* GIVEN PROBLEM *
Pictures are not part of the copy. Retype the lines from the first one through the line that contains "const vddVolts = [4.8, 4.8];".
<<<<
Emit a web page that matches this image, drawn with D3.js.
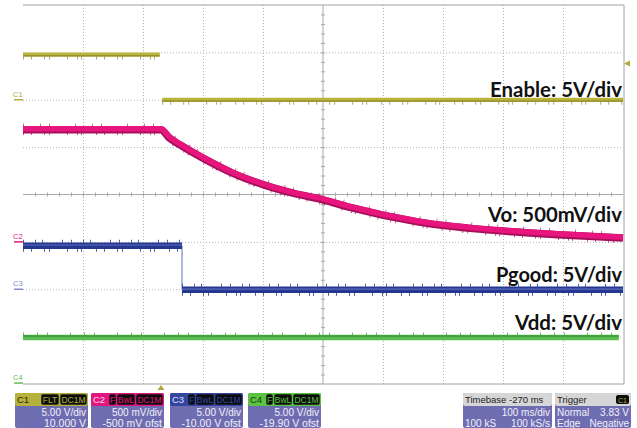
<!DOCTYPE html>
<html>
<head>
<meta charset="utf-8">
<script src="https://cdn.jsdelivr.net/npm/d3@7"></script>
<style>
  body { margin: 0; background: #fff; }
  svg { display: block; }
</style>
</head>
<body>
<script>
// scope settings, one entry per channel
const channels = ["C1", "C2", "C3", "C4"];
const traceNames = ["Enable: 5V/div", "Vo: 500mV/div", "Pgood: 5V/div", "Vdd: 5V/div"];
const voltsPerDiv = [5, 0.5, 5, 5];
const offsetV = [10, -0.5, -10, -19.9];
const scaleText = ["5.00 V/div", "500 mV/div", "5.00 V/div", "5.00 V/div"];
const offsetText = ["10.000 V", "-500 mV ofst", "-10.00 V ofst", "-19.90 V ofst"];
const tagText = [["FLT", "DC1M"], ["F", "BwL", "DC1M"], ["F", "BwL", "DC1M"], ["F", "BwL", "DC1M"]];

// time in ms relative to trigger, volts
const enableTime = [-230, -2, 0, 2, 770];
const enableVolts = [4.77, 4.77, null, 0, 0];

const voTime = [-230, 0, 13, 37, 70, 120, 170, 220, 270, 315, 430, 570, 670, 770];
const voVolts = [1.19, 1.19, 1.11, 1.01, 0.89, 0.73, 0.61, 0.52, 0.45, 0.37, 0.215, 0.12, 0.08, 0.046];

const pgoodTime = [-230, 35, 35, 35, 770];
const pgoodVolts = [4.6, 4.6, null, -0.05, -0.05];

const vddTime = [-230, 763];
const vddVolts = [4.8, 4.8];

const triggerLevel = 3.83;
const timebaseText = ["Timebase -270 ms", "100 ms/div", "100 kS", "100 kS/s"];
const triggerText = ["Trigger", "Normal", "3.83 V", "Edge", "Negative"];

const W = 637, H = 428;
const plot = { left: 23, right: 623, top: 5, bottom: 384 };

const svg = d3.select("body").append("svg")
    .attr("width", W)
    .attr("height", H);

const x = d3.scaleLinear().domain([-230, 770]).range([plot.left, plot.right]);
const yDiv = d3.scaleLinear().domain([-4, 4]).range([plot.bottom, plot.top]);

function yOf(ch, v) {
    return yDiv((v + offsetV[ch]) / voltsPerDiv[ch]);
}

// graticule
const majorT = d3.range(-230, 771, 100);
const gridCol = "#b4b4b4";

svg.append("g")
    .attr("transform", `translate(0,${plot.bottom})`)
    .call(d3.axisBottom(x)
        .tickValues(majorT.filter(t => t > -230 && t < 770 && t !== 270))
        .tickSize(-(plot.bottom - plot.top))
        .tickFormat(""))
    .call(g => g.select(".domain").remove())
    .call(g => g.selectAll("line").attr("stroke", gridCol).attr("stroke-dasharray", "1,2"));

svg.append("g")
    .attr("transform", `translate(${plot.left},0)`)
    .call(d3.axisLeft(yDiv)
        .tickValues([-3, -2, -1, 1, 2, 3])
        .tickSize(-(plot.right - plot.left))
        .tickFormat(""))
    .call(g => g.select(".domain").remove())
    .call(g => g.selectAll("line").attr("stroke", gridCol).attr("stroke-dasharray", "1,2"));

// center cross with minor ticks
svg.append("line")
    .attr("x1", plot.left).attr("x2", plot.right)
    .attr("y1", yDiv(0)).attr("y2", yDiv(0))
    .attr("stroke", "#a8a8a8");
svg.append("line")
    .attr("x1", x(270)).attr("x2", x(270))
    .attr("y1", plot.top).attr("y2", plot.bottom)
    .attr("stroke", "#a8a8a8");

svg.append("g")
    .attr("transform", `translate(0,${yDiv(0) + 2})`)
    .call(d3.axisTop(x).tickValues(d3.range(-210, 770, 20)).tickSize(4).tickFormat(""))
    .call(g => g.select(".domain").remove())
    .call(g => g.selectAll("line").attr("stroke", "#a8a8a8"));

svg.append("g")
    .attr("transform", `translate(${x(270) + 2},0)`)
    .call(d3.axisLeft(yDiv).tickValues(d3.range(-3.8, 4, 0.2)).tickSize(4).tickFormat(""))
    .call(g => g.select(".domain").remove())
    .call(g => g.selectAll("line").attr("stroke", "#a8a8a8"));

// border: top, right, bottom
svg.append("path")
    .attr("d", `M${plot.left},${plot.top}H${plot.right + 1}V${plot.bottom}H${plot.left}`)
    .attr("fill", "none")
    .attr("stroke", "#a0a0a0");

// traces
function drawTrace(ch, times, volts, layers) {
    const pts = times.map((t, i) => [t, volts[i]]);
    const line = d3.line()
        .defined(d => d[1] != null)
        .x(d => x(d[0]))
        .y(d => yOf(ch, d[1]))
        .curve(d3.curveMonotoneX);
    const g = svg.append("g");
    layers.forEach(l => {
        g.append("path")
            .datum(pts)
            .attr("d", line)
            .attr("transform", `translate(0,${l.dy || 0})`)
            .attr("fill", "none")
            .attr("stroke", l.color)
            .attr("stroke-width", l.width)
            .attr("stroke-dasharray", l.dash || null)
            .attr("opacity", l.opacity || 1);
    });
}

const spikes = "1,7,1,12,1,4,1,17,1,9,1,3,1,14";

drawTrace(0, enableTime, enableVolts, [
    { color: "#bbb33c", width: 4 },
    { color: "#8d8a26", width: 1.3, dy: 1.4 },
    { color: "#8d8a26", width: 3, dy: 3.5, dash: spikes, opacity: 0.7 }
]);

// pgood edge is a thin line
svg.append("line")
    .attr("x1", x(pgoodTime[1])).attr("x2", x(pgoodTime[3]))
    .attr("y1", yOf(2, pgoodVolts[1])).attr("y2", yOf(2, pgoodVolts[3]))
    .attr("stroke", "#7a86c4")
    .attr("stroke-width", 1.2);

drawTrace(2, pgoodTime, pgoodVolts, [
    { color: "#26378f", width: 6.5 },
    { color: "#4c5eb4", width: 1.6, dy: -0.6 },
    { color: "#26378f", width: 3, dy: 4.5, dash: spikes, opacity: 0.8 },
    { color: "#26378f", width: 3, dy: -4.5, dash: "1,11,1,6,1,19,1,8", opacity: 0.8 }
]);

drawTrace(3, vddTime, vddVolts, [
    { color: "#5cbc4f", width: 5.5 },
    { color: "#3a9a36", width: 1.6, dy: -1.6 },
    { color: "#3a9a36", width: 2.5, dy: -3.8, dash: "1,13,1,9,1,22", opacity: 0.7 }
]);

drawTrace(1, voTime, voVolts, [
    { color: "#a5105a", width: 7.5, dy: 0.6 },
    { color: "#e8157f", width: 5.5, dy: -0.3 },
    { color: "#a5105a", width: 3, dy: 4.5, dash: spikes, opacity: 0.7 },
    { color: "#a5105a", width: 3, dy: -4, dash: "1,16,1,8,1,25", opacity: 0.6 }
]);

// channel ground markers on the left
const chanColor = ["#b0aa3a", "#e0177f", "#7f8ac6", "#62c24a"];
channels.forEach((c, i) => {
    const gy = yOf(i, 0);
    svg.append("line")
        .attr("x1", 14).attr("x2", plot.left)
        .attr("y1", gy).attr("y2", gy)
        .attr("stroke", chanColor[i])
        .attr("stroke-width", 1.5);
    svg.append("text")
        .attr("x", 13).attr("y", gy - 3)
        .attr("font-family", "Liberation Sans, Arial, sans-serif")
        .attr("font-size", 7.5)
        .attr("fill", chanColor[i])
        .text(c);
});

// trigger level and position markers
const tly = yOf(0, triggerLevel);
svg.append("path")
    .attr("d", `M${plot.right + 1},${tly}L${plot.right + 7},${tly - 3}L${plot.right + 7},${tly + 3}Z`)
    .attr("fill", "#b0aa3a");
svg.append("path")
    .attr("d", `M${x(0)},${plot.bottom + 1}L${x(0) - 3.5},${plot.bottom + 6}L${x(0) + 3.5},${plot.bottom + 6}Z`)
    .attr("fill", "#b0aa3a");

// trace annotations
const labelY = [97, 222, 282, 330];
const labelLen = [132, 134, 126, 107];
traceNames.forEach((name, i) => {
    svg.append("text")
        .attr("x", plot.right - 1)
        .attr("y", labelY[i])
        .attr("text-anchor", "end")
        .attr("font-family", "Lato, 'Open Sans', sans-serif")
        .attr("font-weight", "bold")
        .attr("font-size", 21)
        .attr("fill", "#111")
        .attr("textLength", labelLen[i])
        .attr("lengthAdjust", "spacingAndGlyphs")
        .text(name);
});

// bottom info boxes
const panelFont = "Liberation Sans, Arial, sans-serif";
const bodyCol = "#6f6db1";
const headCol = ["#b6b03c", "#e0177f", "#3446a0", "#5cc241"];
const headTextCol = ["#2a2a10", "#ffd8ec", "#dfe3ff", "#143a10"];
const boxX = [15, 91, 170, 248];
const boxW = 73;

channels.forEach((c, i) => {
    const g = svg.append("g").attr("transform", `translate(${boxX[i]},393)`);
    g.append("rect").attr("width", boxW).attr("height", 35).attr("rx", 2).attr("fill", bodyCol);
    g.append("rect").attr("width", boxW).attr("height", 13).attr("rx", 2).attr("fill", headCol[i]);
    g.append("text").attr("x", 2).attr("y", 10)
        .attr("font-family", panelFont).attr("font-size", 9.5)
        .attr("fill", headTextCol[i]).text(c);
    const tags = tagText[i];
    const widths = tags.map(t => t.length <= 1 ? 7 : t.length === 3 ? 18 : 27);
    let tx = boxW - 1 - d3.sum(widths) - (tags.length - 1);
    tags.forEach((t, k) => {
        g.append("rect").attr("x", tx).attr("y", 1).attr("width", widths[k]).attr("height", 11)
            .attr("rx", 2).attr("fill", "#0c0c0c").attr("stroke", headCol[i]).attr("stroke-width", 0.6);
        g.append("text").attr("x", tx + widths[k] / 2).attr("y", 10)
            .attr("text-anchor", "middle")
            .attr("font-family", panelFont).attr("font-size", 8.5)
            .attr("fill", headCol[i]).text(t);
        tx += widths[k] + 1;
    });
    g.append("text").attr("x", boxW - 2).attr("y", 22.5)
        .attr("text-anchor", "end").attr("font-family", panelFont).attr("font-size", 10)
        .attr("fill", "#f0f0fa").text(scaleText[i]);
    g.append("text").attr("x", boxW - 2).attr("y", 33.5)
        .attr("text-anchor", "end").attr("font-family", panelFont).attr("font-size", 10.5)
        .attr("fill", "#f0f0fa").text(offsetText[i]);
});

function infoBox(x0, w, texts, withIcon) {
    const g = svg.append("g").attr("transform", `translate(${x0},393)`);
    g.append("rect").attr("width", w).attr("height", 35).attr("rx", 2).attr("fill", bodyCol);
    g.append("rect").attr("width", w).attr("height", 13).attr("rx", 2).attr("fill", "#d6d6d6");
    g.append("text").attr("x", 2).attr("y", 10)
        .attr("font-family", panelFont).attr("font-size", 9.5).attr("fill", "#222")
        .text(texts[0]);
    if (withIcon) {
        g.append("rect").attr("x", w - 15).attr("y", 2).attr("width", 13).attr("height", 9)
            .attr("rx", 2).attr("fill", "#0c0c0c");
        g.append("text").attr("x", w - 8.5).attr("y", 9.5).attr("text-anchor", "middle")
            .attr("font-family", panelFont).attr("font-size", 7).attr("fill", "#b6b03c").text("C1");
    }
    return g;
}

const tb = infoBox(463, 89, timebaseText, false);
tb.append("text").attr("x", 87).attr("y", 22.5).attr("text-anchor", "end")
    .attr("font-family", panelFont).attr("font-size", 10).attr("fill", "#f0f0fa").text(timebaseText[1]);
tb.append("text").attr("x", 2).attr("y", 33.5)
    .attr("font-family", panelFont).attr("font-size", 10).attr("fill", "#f0f0fa").text(timebaseText[2]);
tb.append("text").attr("x", 87).attr("y", 33.5).attr("text-anchor", "end")
    .attr("font-family", panelFont).attr("font-size", 10).attr("fill", "#f0f0fa").text(timebaseText[3]);

const tr = infoBox(555, 76, triggerText, true);
tr.append("text").attr("x", 2).attr("y", 22.5)
    .attr("font-family", panelFont).attr("font-size", 10).attr("fill", "#f0f0fa").text(triggerText[1]);
tr.append("text").attr("x", 74).attr("y", 22.5).attr("text-anchor", "end")
    .attr("font-family", panelFont).attr("font-size", 10).attr("fill", "#f0f0fa").text(triggerText[2]);
tr.append("text").attr("x", 2).attr("y", 33.5)
    .attr("font-family", panelFont).attr("font-size", 10).attr("fill", "#f0f0fa").text(triggerText[3]);
tr.append("text").attr("x", 74).attr("y", 33.5).attr("text-anchor", "end")
    .attr("font-family", panelFont).attr("font-size", 10).attr("fill", "#f0f0fa").text(triggerText[4]);
</script>
</body>
</html>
>>>>
* REPLY TO THE EXERCISE *
Emit a web page that matches this image, drawn with D3.js.
<!DOCTYPE html>
<html>
<head>
<meta charset="utf-8">
<script src="https://cdn.jsdelivr.net/npm/d3@7"></script>
<style>
  body { margin: 0; background: #fff; }
  svg { display: block; }
</style>
</head>
<body>
<script>
// scope settings, one entry per channel
const channels = ["C1", "C2", "C3", "C4"];
const traceNames = ["Enable: 5V/div", "Vo: 500mV/div", "Pgood: 5V/div", "Vdd: 5V/div"];
const voltsPerDiv = [5, 0.5, 5, 5];
const offsetV = [10, -0.5, -10, -19.9];
const scaleText = ["5.00 V/div", "500 mV/div", "5.00 V/div", "5.00 V/div"];
const offsetText = ["10.000 V", "-500 mV ofst", "-10.00 V ofst", "-19.90 V ofst"];
const tagText = [["FLT", "DC1M"], ["F", "BwL", "DC1M"], ["F", "BwL", "DC1M"], ["F", "BwL", "DC1M"]];

// time in ms relative to trigger, volts
const enableTime = [-230, -2, 0, 2, 770];
const enableVolts = [4.77, 4.77, null, 0, 0];

const voTime = [-230, 0, 13, 37, 70, 120, 170, 220, 270, 315, 430, 570, 670, 770];
const voVolts = [1.19, 1.19, 1.11, 1.01, 0.89, 0.73, 0.61, 0.52, 0.45, 0.37, 0.215, 0.12, 0.08, 0.046];

const pgoodTime = [-230, 35, 35, 35, 770];
const pgoodVolts = [4.6, 4.6, null, -0.05, -0.05];

const vddTime = [-230, 763];
const vddVolts = [4.8, 4.8];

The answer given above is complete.